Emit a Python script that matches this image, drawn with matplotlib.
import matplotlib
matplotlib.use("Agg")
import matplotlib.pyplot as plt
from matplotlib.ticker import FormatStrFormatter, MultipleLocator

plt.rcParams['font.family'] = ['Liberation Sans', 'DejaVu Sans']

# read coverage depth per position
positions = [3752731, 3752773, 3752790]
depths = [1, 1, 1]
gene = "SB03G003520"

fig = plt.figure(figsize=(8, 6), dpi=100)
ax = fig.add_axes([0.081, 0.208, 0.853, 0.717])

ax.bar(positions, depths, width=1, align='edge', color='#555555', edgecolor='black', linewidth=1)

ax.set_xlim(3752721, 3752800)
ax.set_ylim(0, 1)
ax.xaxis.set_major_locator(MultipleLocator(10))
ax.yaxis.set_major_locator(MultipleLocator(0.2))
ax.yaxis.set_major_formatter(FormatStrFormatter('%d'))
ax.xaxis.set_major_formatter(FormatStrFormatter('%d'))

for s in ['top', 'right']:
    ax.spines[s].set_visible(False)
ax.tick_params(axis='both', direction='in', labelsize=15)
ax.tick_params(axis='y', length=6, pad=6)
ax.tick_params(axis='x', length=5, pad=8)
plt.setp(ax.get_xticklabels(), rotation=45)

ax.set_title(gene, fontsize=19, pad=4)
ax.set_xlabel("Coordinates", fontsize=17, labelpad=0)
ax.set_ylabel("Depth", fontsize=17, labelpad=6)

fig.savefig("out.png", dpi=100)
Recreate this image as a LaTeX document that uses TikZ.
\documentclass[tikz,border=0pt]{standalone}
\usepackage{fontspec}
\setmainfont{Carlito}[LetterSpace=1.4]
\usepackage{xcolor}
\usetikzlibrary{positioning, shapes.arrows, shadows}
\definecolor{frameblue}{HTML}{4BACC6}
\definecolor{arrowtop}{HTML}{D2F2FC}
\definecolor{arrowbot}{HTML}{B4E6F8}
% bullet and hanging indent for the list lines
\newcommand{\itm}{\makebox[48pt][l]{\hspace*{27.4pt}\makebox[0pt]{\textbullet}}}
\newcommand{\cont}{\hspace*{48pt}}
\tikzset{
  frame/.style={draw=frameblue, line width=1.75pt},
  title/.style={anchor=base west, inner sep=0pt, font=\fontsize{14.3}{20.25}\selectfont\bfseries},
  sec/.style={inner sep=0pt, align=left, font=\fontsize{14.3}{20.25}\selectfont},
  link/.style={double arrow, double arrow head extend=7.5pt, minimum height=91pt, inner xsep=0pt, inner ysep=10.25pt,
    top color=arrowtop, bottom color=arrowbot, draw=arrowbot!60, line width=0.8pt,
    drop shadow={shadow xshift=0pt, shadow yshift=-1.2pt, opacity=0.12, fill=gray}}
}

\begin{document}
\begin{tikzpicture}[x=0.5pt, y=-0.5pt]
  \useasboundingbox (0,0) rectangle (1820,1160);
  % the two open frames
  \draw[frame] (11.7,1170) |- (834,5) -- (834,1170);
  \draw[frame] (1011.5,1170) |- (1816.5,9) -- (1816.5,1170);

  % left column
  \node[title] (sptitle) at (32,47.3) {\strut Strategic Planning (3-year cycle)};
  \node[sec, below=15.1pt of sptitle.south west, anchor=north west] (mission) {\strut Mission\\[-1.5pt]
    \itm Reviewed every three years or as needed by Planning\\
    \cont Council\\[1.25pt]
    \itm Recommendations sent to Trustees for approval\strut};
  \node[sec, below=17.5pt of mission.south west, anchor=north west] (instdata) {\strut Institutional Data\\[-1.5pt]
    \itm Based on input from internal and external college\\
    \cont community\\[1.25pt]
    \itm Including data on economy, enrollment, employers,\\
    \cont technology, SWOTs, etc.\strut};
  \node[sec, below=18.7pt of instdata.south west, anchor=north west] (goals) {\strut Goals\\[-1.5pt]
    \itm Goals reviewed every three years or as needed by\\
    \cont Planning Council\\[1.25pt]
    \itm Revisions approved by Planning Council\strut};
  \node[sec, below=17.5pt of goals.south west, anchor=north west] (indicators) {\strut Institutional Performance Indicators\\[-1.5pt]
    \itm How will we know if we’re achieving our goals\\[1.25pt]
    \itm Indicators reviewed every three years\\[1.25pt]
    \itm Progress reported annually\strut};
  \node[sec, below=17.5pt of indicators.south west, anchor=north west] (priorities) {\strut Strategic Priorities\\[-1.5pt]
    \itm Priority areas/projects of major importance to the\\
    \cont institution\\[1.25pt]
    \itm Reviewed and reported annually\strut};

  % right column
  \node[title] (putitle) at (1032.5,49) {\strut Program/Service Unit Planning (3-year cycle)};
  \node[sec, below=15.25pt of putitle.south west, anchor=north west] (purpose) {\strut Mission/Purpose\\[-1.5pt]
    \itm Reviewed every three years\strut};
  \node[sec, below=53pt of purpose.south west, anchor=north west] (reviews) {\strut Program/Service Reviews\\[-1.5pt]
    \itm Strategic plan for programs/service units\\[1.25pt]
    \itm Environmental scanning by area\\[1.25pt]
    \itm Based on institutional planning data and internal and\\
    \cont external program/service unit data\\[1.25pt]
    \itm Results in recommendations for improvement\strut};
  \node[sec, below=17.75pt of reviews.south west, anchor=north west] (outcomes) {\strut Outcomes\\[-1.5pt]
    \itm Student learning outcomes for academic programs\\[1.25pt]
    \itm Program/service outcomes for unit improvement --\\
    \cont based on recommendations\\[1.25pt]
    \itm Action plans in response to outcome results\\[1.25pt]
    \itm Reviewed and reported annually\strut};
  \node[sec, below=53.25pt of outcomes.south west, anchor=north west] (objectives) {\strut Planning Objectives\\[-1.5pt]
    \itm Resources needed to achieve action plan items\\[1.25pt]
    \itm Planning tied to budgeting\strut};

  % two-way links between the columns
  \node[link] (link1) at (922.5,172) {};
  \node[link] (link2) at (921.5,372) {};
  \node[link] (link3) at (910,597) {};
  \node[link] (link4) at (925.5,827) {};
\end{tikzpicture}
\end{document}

_DIRECTIVE_
Retype the listing. Match it exactly.

_TASK RESULT_
Emit a Python script that matches this image, drawn with matplotlib.
import matplotlib
matplotlib.use("Agg")
import matplotlib.pyplot as plt
from matplotlib.ticker import FormatStrFormatter, MultipleLocator

plt.rcParams['font.family'] = ['Liberation Sans', 'DejaVu Sans']

# read coverage depth per position
positions = [3752731, 3752773, 3752790]
depths = [1, 1, 1]
gene = "SB03G003520"

fig = plt.figure(figsize=(8, 6), dpi=100)
ax = fig.add_axes([0.081, 0.208, 0.853, 0.717])

ax.bar(positions, depths, width=1, align='edge', color='#555555', edgecolor='black', linewidth=1)

ax.set_xlim(3752721, 3752800)
ax.set_ylim(0, 1)
ax.xaxis.set_major_locator(MultipleLocator(10))
ax.yaxis.set_major_locator(MultipleLocator(0.2))
ax.yaxis.set_major_formatter(FormatStrFormatter('%d'))
ax.xaxis.set_major_formatter(FormatStrFormatter('%d'))

for s in ['top', 'right']:
    ax.spines[s].set_visible(False)
ax.tick_params(axis='both', direction='in', labelsize=15)
ax.tick_params(axis='y', length=6, pad=6)
ax.tick_params(axis='x', length=5, pad=8)
plt.setp(ax.get_xticklabels(), rotation=45)

ax.set_title(gene, fontsize=19, pad=4)
ax.set_xlabel("Coordinates", fontsize=17, labelpad=0)
ax.set_ylabel("Depth", fontsize=17, labelpad=6)

fig.savefig("out.png", dpi=100)
Recreate this image as a LaTeX document that uses TikZ.
\documentclass[tikz,border=0pt]{standalone}
\usepackage{fontspec}
\setmainfont{Carlito}[LetterSpace=1.4]
\usepackage{xcolor}
\usetikzlibrary{positioning, shapes.arrows, shadows}
\definecolor{frameblue}{HTML}{4BACC6}
\definecolor{arrowtop}{HTML}{D2F2FC}
\definecolor{arrowbot}{HTML}{B4E6F8}
% bullet and hanging indent for the list lines
\newcommand{\itm}{\makebox[48pt][l]{\hspace*{27.4pt}\makebox[0pt]{\textbullet}}}
\newcommand{\cont}{\hspace*{48pt}}
\tikzset{
  frame/.style={draw=frameblue, line width=1.75pt},
  title/.style={anchor=base west, inner sep=0pt, font=\fontsize{14.3}{20.25}\selectfont\bfseries},
  sec/.style={inner sep=0pt, align=left, font=\fontsize{14.3}{20.25}\selectfont},
  link/.style={double arrow, double arrow head extend=7.5pt, minimum height=91pt, inner xsep=0pt, inner ysep=10.25pt,
    top color=arrowtop, bottom color=arrowbot, draw=arrowbot!60, line width=0.8pt,
    drop shadow={shadow xshift=0pt, shadow yshift=-1.2pt, opacity=0.12, fill=gray}}
}

\begin{document}
\begin{tikzpicture}[x=0.5pt, y=-0.5pt]
  \useasboundingbox (0,0) rectangle (1820,1160);
  % the two open frames
  \draw[frame] (11.7,1170) |- (834,5) -- (834,1170);
  \draw[frame] (1011.5,1170) |- (1816.5,9) -- (1816.5,1170);

  % left column
  \node[title] (sptitle) at (32,47.3) {\strut Strategic Planning (3-year cycle)};
  \node[sec, below=15.1pt of sptitle.south west, anchor=north west] (mission) {\strut Mission\\[-1.5pt]
    \itm Reviewed every three years or as needed by Planning\\
    \cont Council\\[1.25pt]
    \itm Recommendations sent to Trustees for approval\strut};
  \node[sec, below=17.5pt of mission.south west, anchor=north west] (instdata) {\strut Institutional Data\\[-1.5pt]
    \itm Based on input from internal and external college\\
    \cont community\\[1.25pt]
    \itm Including data on economy, enrollment, employers,\\
    \cont technology, SWOTs, etc.\strut};
  \node[sec, below=18.7pt of instdata.south west, anchor=north west] (goals) {\strut Goals\\[-1.5pt]
    \itm Goals reviewed every three years or as needed by\\
    \cont Planning Council\\[1.25pt]
    \itm Revisions approved by Planning Council\strut};
  \node[sec, below=17.5pt of goals.south west, anchor=north west] (indicators) {\strut Institutional Performance Indicators\\[-1.5pt]
    \itm How will we know if we’re achieving our goals\\[1.25pt]
    \itm Indicators reviewed every three years\\[1.25pt]
    \itm Progress reported annually\strut};
  \node[sec, below=17.5pt of indicators.south west, anchor=north west] (priorities) {\strut Strategic Priorities\\[-1.5pt]
    \itm Priority areas/projects of major importance to the\\
    \cont institution\\[1.25pt]
    \itm Reviewed and reported annually\strut};

  % right column
  \node[title] (putitle) at (1032.5,49) {\strut Program/Service Unit Planning (3-year cycle)};
  \node[sec, below=15.25pt of putitle.south west, anchor=north west] (purpose) {\strut Mission/Purpose\\[-1.5pt]
    \itm Reviewed every three years\strut};
  \node[sec, below=53pt of purpose.south west, anchor=north west] (reviews) {\strut Program/Service Reviews\\[-1.5pt]
    \itm Strategic plan for programs/service units\\[1.25pt]
    \itm Environmental scanning by area\\[1.25pt]
    \itm Based on institutional planning data and internal and\\
    \cont external program/service unit data\\[1.25pt]
    \itm Results in recommendations for improvement\strut};
  \node[sec, below=17.75pt of reviews.south west, anchor=north west] (outcomes) {\strut Outcomes\\[-1.5pt]
    \itm Student learning outcomes for academic programs\\[1.25pt]
    \itm Program/service outcomes for unit improvement --\\
    \cont based on recommendations\\[1.25pt]
    \itm Action plans in response to outcome results\\[1.25pt]
    \itm Reviewed and reported annually\strut};
  \node[sec, below=53.25pt of outcomes.south west, anchor=north west] (objectives) {\strut Planning Objectives\\[-1.5pt]
    \itm Resources needed to achieve action plan items\\[1.25pt]
    \itm Planning tied to budgeting\strut};

  % two-way links between the columns
  \node[link] (link1) at (922.5,172) {};
  \node[link] (link2) at (921.5,372) {};
  \node[link] (link3) at (910,597) {};
  \node[link] (link4) at (925.5,827) {};
\end{tikzpicture}
\end{document}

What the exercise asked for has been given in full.